Hockey Montreal refuses to fix mistake after Bantam A player suspended due to typo

A typo is keeping Seymour Bale from playing his favourite sport.

The 13-year-old plays defence on the Rosemont Chevaliers, a Bantam A hockey team. On Oct. 22, a fight broke out on the ice, and while Seymour wasn't involved, the referee wrote down his jersey number, number 18, by accident.

The penalty for the fight: a four-game suspension for Seymour, which the teen only found out about two weeks later.

Seymour and his father, Alan Bale, expected the mistake to be rectified easily, but Hockey Montreal refused to budge, saying it was too late to correct the initial error.

For Seymour, who loves hockey, the whole situation has been upsetting.

"I was really angry about a week ago. I'm probably past angry. I'm really sad about it. It's just really disappointing," Seymour told CBC Montreal's Daybreak.

Coach missed ref's error

It was number 19, one of Seymour's teammates, who started the fist fight and was removed from the ice on Oct. 22. 
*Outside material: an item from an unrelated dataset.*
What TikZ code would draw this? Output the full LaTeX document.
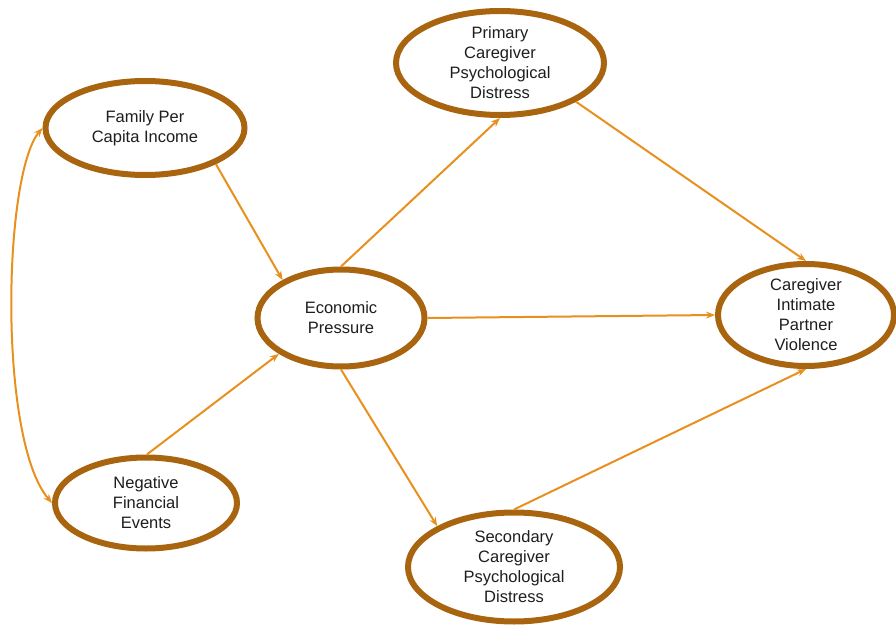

But when the referee took down the wrong number, Seymour's coach failed to notice. Bale said it was only the coach's second week with the team, and she was still learning everyone's names and numbers.

However, Hockey Montreal ruled that Seymour's coach should have known to check for mistakes on the referee's scoresheet.

"Especially when the coach is an ex-referee from Hockey Montreal for about 10 years, she knows the rules; she knows what they have to do," explained Serge Guay, the chair of Hockey Montreal's disciplinary committee.

Since the Chevaliers's coach was oblivious to the scoresheet error, Seymour went on to play the next two games, while number 19 sat out.

When Hockey Montreal found out Seymour had played when he was supposed to be suspended, the coach was suspended as well — and both games Seymour had played reverted to automatic losses.

'They refused to budge'

After learning of the suspension, Bale scheduled a meeting with Hockey Montreal's disciplinary committee. He expected that once committee members understood the mistake, they would apologize and allow Seymour back on the ice.

"I assumed at every level that this would be sorted out; it was such a clear-cut, ridiculous case," said Bale.

"I assumed some sane person somewhere must be involved in the organization that is going to realize that there is no benefit to suspending a player who did nothing."

Instead, Hockey Montreal upheld the suspension, arguing that the coach is to blame — something that left Seymour dismayed. 

"They're blaming these volunteers who give up their time to teach kids how to play hockey, and they're attacking them. I just thought that was awful," he said.

Hockey Montreal has never outright acknowledged anything unfair in the organization's dealings with Seymour, even though it has acknowledged he was not the player involved in the Oct. 22 fight. It removed an extra two-game suspension Seymour faced after the two players involved in the fight said Seymour played no part in it.

Too late?

Hockey Montreal has taken the position that Seymour's coach waited too long to seek a correction, contravening regulations about the timeline set out by Hockey Quebec.

Hockey Quebec, however, says that there's no such deadline.

"It's just a question of using common sense sometimes, like anything else in life," said Yvan Dallaire, Hockey Quebec's director of rules and regulations. "If you're 100 per cent sure that it's the wrong number, you just change it, and that's it."

"Nobody wants to penalize a kid that doesn't deserve it, and nobody wants to let a player who deserves to be suspended play when he deserves to be suspended."

Hockey Quebec says it is now looking into the issue.

While Seymour has already sat out three of the four games for which he was suspended, his father said he still hopes he'll be able to play the fourth game.

Bale is also asking for an apology from Hockey Montreal.

"It's his outlet. It's the thing he enjoys most in life, besides his family and his pets," said Bale.

"I think this is just morally wrong. It's just the wrong thing to do."